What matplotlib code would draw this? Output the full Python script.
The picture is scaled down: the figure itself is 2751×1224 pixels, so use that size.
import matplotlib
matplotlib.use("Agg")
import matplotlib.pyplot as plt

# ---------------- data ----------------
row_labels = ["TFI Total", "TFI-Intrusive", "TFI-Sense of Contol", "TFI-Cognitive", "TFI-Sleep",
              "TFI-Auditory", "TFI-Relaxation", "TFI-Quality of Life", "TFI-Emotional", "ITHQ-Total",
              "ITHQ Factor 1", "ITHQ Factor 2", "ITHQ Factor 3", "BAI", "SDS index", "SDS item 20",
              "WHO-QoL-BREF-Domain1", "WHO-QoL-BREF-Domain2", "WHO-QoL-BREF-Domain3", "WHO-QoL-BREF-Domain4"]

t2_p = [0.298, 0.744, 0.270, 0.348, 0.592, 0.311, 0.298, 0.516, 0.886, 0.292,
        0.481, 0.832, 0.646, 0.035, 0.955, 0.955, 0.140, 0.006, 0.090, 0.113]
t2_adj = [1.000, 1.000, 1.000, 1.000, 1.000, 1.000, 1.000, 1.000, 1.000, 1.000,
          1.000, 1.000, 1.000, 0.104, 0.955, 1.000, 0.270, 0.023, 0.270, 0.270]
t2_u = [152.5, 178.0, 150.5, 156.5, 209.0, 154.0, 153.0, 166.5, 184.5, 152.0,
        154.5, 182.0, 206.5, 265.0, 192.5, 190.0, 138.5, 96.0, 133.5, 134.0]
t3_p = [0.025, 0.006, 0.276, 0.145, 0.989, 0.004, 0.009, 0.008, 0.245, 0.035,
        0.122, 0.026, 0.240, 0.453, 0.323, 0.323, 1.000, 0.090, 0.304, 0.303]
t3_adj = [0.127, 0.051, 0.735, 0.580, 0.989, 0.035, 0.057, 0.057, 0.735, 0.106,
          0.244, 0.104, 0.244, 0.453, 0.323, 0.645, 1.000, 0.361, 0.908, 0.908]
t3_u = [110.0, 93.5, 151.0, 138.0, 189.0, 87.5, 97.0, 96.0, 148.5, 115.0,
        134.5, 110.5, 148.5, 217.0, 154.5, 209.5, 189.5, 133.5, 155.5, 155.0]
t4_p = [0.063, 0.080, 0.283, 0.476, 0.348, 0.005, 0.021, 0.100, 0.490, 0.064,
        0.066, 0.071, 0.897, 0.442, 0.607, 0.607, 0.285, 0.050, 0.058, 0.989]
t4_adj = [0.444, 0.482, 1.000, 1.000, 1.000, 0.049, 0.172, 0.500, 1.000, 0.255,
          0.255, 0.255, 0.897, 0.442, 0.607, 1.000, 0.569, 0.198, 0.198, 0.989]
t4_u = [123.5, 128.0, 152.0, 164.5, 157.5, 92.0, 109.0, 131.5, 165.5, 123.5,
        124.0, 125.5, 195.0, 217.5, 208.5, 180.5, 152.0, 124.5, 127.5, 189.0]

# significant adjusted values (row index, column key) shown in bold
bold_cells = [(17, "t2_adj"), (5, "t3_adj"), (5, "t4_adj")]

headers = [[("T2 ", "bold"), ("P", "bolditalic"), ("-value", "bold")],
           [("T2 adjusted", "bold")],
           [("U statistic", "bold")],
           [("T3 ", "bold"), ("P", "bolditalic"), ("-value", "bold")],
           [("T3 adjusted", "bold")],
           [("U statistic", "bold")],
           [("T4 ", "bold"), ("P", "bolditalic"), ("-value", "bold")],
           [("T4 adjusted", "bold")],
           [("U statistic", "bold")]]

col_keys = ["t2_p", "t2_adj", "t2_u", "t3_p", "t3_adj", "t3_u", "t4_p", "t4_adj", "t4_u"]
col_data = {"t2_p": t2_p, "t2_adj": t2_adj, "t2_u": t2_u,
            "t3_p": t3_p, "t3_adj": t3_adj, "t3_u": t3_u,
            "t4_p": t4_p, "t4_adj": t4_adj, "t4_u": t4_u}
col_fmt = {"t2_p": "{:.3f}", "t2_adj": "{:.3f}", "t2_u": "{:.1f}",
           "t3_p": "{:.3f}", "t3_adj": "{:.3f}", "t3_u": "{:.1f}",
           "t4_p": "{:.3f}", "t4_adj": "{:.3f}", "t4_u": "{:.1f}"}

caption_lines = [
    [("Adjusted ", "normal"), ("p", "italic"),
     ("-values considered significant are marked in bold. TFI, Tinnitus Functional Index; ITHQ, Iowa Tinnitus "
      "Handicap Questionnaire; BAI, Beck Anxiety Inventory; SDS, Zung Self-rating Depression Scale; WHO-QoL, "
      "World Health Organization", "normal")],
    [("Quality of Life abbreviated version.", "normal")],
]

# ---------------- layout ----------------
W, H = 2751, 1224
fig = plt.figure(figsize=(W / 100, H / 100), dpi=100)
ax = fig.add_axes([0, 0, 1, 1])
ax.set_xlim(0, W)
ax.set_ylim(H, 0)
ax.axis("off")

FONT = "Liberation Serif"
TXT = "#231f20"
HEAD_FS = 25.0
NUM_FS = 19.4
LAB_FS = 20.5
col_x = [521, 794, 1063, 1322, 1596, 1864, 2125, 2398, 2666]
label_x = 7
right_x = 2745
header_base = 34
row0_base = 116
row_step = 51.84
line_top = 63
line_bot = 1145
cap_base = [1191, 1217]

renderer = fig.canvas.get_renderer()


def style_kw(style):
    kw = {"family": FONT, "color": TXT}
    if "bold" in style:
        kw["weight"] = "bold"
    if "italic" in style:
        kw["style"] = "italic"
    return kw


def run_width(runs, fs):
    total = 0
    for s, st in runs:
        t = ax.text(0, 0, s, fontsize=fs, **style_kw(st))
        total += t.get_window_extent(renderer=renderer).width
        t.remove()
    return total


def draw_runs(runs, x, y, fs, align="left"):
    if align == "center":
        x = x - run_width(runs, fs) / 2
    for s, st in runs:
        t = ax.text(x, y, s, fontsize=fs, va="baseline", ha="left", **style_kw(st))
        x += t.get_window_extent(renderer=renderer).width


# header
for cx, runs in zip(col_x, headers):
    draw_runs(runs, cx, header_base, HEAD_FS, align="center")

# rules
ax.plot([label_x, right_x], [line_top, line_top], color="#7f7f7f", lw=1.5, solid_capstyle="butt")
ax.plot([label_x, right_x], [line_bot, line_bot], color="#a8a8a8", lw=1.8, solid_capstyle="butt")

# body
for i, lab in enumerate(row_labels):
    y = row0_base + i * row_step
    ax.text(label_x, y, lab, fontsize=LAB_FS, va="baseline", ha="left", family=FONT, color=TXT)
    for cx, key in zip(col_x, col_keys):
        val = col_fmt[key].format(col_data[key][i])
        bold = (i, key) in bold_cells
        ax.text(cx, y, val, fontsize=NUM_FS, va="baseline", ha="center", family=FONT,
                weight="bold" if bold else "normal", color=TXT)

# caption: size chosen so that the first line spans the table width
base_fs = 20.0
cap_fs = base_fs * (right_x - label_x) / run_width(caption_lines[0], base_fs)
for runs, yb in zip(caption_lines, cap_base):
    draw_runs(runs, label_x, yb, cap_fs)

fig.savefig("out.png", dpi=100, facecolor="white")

§ §

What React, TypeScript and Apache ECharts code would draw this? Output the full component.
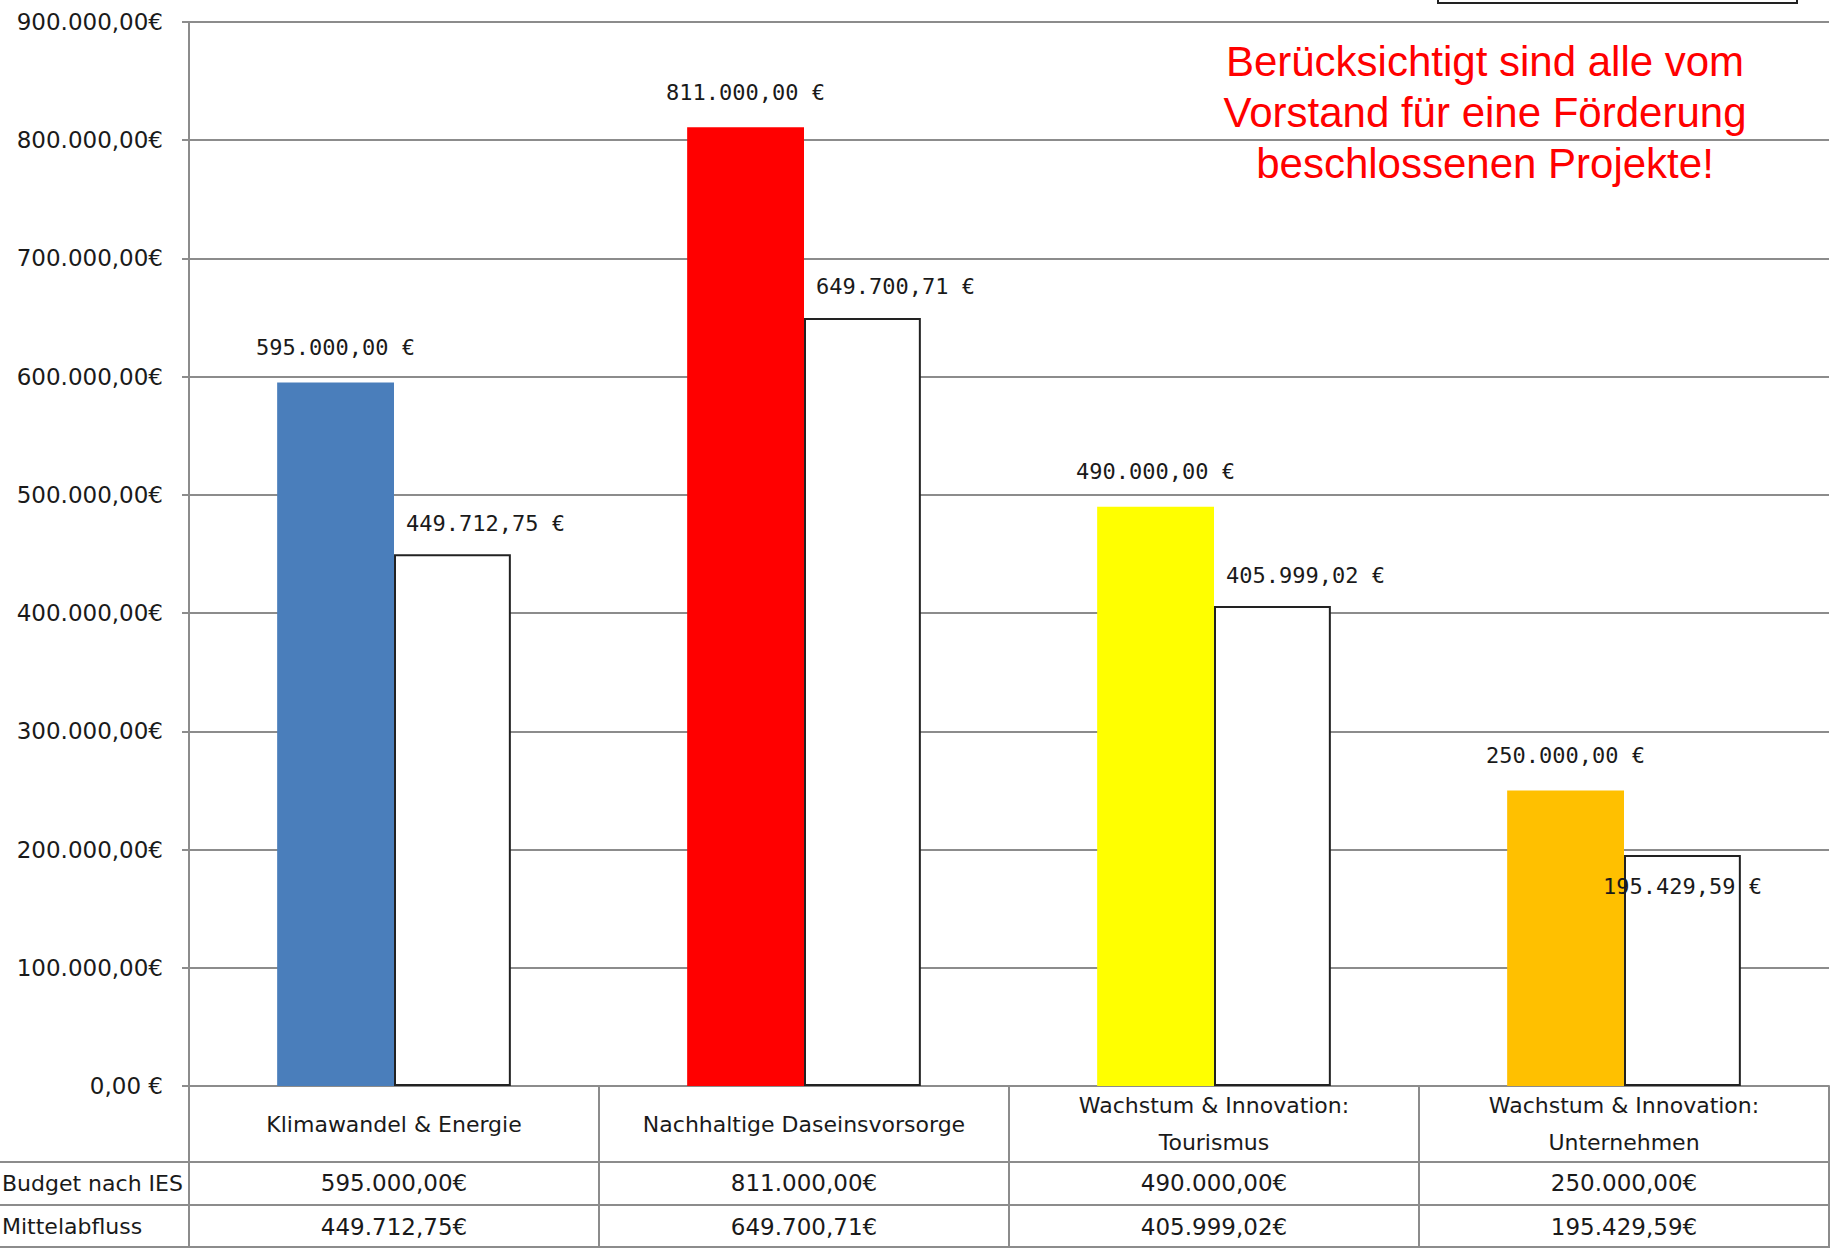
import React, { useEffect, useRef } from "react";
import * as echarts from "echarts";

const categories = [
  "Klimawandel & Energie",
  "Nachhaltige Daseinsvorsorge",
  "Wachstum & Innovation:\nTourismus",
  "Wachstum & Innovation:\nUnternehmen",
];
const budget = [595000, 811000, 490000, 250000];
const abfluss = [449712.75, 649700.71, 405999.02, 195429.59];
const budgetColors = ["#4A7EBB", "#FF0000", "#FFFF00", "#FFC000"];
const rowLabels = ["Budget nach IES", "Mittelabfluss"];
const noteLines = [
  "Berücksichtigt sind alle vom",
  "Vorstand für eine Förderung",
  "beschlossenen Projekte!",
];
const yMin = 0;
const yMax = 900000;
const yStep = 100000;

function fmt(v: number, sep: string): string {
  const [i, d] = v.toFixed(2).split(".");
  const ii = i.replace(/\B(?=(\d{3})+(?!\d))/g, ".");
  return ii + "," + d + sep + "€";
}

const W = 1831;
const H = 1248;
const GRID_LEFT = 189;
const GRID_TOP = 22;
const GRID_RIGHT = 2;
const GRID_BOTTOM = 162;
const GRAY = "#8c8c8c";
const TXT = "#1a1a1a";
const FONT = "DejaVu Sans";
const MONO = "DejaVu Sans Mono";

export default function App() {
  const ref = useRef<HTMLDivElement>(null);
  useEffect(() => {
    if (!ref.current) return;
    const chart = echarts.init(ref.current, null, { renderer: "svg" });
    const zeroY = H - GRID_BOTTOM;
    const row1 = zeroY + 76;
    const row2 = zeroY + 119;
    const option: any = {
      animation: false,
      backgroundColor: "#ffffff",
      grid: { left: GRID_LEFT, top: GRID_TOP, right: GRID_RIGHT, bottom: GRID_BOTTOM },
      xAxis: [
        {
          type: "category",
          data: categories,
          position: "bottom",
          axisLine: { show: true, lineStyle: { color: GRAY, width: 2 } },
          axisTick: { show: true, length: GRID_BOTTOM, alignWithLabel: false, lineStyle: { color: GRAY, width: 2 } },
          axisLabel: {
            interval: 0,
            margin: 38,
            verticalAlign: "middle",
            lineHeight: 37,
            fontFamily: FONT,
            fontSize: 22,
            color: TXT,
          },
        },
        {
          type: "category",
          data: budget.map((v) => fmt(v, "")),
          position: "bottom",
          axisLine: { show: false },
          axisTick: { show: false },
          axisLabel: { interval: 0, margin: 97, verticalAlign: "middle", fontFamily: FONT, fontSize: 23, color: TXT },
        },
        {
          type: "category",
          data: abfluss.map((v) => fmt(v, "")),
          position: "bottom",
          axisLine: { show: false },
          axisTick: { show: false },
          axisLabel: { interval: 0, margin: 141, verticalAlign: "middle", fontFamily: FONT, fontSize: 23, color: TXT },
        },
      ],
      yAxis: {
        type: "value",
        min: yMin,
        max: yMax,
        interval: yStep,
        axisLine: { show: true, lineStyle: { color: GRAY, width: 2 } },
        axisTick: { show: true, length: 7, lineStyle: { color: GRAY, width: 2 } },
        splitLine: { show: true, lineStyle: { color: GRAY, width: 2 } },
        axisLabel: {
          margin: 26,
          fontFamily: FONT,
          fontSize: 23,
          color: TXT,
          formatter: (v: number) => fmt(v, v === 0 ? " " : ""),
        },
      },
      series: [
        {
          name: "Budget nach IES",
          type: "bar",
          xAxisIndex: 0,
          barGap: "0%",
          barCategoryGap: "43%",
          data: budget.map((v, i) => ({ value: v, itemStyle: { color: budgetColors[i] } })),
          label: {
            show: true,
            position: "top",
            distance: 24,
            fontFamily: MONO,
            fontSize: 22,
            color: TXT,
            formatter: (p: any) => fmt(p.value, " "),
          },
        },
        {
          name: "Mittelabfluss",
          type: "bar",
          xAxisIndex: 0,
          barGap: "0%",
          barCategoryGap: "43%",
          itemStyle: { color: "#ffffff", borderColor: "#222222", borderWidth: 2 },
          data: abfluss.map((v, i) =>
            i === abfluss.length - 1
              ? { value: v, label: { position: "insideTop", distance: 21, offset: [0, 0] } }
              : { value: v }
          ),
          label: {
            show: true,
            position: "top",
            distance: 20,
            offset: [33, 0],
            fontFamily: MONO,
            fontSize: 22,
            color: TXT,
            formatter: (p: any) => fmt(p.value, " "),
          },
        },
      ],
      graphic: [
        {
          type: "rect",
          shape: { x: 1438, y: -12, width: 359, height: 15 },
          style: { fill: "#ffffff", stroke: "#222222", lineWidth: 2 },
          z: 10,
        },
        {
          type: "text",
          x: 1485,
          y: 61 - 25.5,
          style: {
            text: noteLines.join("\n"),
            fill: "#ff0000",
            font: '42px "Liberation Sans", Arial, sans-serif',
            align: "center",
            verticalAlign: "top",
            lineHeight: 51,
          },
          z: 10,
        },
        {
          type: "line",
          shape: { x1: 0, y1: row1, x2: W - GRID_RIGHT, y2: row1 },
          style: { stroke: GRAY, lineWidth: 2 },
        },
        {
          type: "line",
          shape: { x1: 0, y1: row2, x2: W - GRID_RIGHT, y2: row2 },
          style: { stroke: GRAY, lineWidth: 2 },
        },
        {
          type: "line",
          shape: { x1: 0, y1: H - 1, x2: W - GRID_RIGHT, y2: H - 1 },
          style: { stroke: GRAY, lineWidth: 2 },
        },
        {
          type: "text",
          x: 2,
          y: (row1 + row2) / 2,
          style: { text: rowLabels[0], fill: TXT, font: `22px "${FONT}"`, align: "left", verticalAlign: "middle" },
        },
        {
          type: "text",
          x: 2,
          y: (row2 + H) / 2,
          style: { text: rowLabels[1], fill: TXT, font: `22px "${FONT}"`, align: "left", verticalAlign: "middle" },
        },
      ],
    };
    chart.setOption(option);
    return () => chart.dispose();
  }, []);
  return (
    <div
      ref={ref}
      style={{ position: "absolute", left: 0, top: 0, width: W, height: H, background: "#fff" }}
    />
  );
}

§ §

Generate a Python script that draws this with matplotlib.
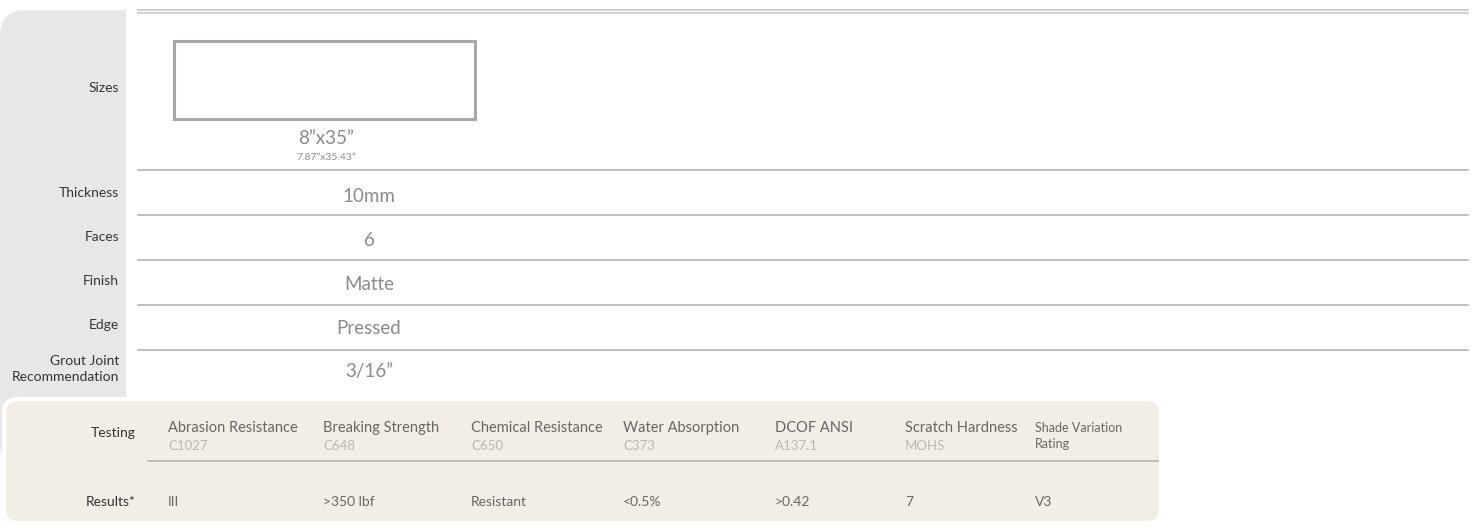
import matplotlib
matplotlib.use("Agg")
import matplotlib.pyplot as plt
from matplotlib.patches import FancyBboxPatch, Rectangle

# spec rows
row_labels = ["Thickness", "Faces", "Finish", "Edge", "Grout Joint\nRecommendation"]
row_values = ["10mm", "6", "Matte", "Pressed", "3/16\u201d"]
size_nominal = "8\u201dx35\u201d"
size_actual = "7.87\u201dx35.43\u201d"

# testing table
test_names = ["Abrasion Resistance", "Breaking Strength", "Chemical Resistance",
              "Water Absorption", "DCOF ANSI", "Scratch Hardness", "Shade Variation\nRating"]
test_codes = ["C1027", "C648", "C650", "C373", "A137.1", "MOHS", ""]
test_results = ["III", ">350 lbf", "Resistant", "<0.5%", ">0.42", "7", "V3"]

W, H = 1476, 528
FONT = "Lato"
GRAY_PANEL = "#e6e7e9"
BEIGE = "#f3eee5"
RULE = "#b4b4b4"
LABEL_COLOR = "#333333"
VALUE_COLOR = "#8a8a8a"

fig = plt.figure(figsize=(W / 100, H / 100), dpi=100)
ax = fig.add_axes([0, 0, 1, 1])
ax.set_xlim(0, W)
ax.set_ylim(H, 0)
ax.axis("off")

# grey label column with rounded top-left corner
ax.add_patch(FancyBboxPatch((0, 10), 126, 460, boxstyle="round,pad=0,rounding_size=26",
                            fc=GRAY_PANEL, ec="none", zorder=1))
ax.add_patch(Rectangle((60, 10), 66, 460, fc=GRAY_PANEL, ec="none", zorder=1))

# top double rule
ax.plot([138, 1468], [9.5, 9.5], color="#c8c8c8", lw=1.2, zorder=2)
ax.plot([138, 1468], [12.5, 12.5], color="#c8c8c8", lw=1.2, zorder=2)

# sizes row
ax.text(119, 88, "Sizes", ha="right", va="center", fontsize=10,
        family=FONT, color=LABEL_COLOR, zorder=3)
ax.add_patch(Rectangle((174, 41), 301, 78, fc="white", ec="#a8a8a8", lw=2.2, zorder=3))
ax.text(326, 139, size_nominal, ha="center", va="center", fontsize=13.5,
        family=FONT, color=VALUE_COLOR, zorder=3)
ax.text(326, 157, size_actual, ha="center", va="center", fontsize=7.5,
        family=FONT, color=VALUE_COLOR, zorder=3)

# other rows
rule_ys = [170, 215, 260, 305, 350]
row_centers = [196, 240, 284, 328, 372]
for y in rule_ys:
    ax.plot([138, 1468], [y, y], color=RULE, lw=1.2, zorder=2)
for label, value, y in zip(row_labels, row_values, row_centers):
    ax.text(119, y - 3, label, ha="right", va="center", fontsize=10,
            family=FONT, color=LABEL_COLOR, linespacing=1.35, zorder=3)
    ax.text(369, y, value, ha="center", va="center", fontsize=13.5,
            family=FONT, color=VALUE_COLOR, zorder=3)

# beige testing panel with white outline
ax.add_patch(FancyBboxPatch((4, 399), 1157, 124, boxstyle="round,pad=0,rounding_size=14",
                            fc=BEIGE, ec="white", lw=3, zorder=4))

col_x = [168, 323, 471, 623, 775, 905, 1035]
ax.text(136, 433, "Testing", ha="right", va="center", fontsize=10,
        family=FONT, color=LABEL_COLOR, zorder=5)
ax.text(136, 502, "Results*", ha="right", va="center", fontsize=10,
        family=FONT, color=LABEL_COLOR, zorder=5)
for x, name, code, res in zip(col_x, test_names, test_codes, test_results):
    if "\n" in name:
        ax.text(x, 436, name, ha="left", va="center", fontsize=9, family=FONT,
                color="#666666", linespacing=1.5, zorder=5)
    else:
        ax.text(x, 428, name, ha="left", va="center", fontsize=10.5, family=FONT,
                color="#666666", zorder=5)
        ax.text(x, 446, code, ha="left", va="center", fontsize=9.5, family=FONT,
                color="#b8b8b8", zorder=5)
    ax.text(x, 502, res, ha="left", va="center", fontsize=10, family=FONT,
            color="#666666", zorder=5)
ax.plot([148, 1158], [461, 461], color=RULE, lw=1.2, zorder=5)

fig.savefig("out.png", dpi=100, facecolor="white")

§ §

**GIVEN EXERCISE**
Reproduce each line of the entries in which the word "What" is found.

**EXERCISE OUTPUT**
What matplotlib code would draw this? Output the full Python script.
What React, TypeScript and Apache ECharts code would draw this? Output the full component.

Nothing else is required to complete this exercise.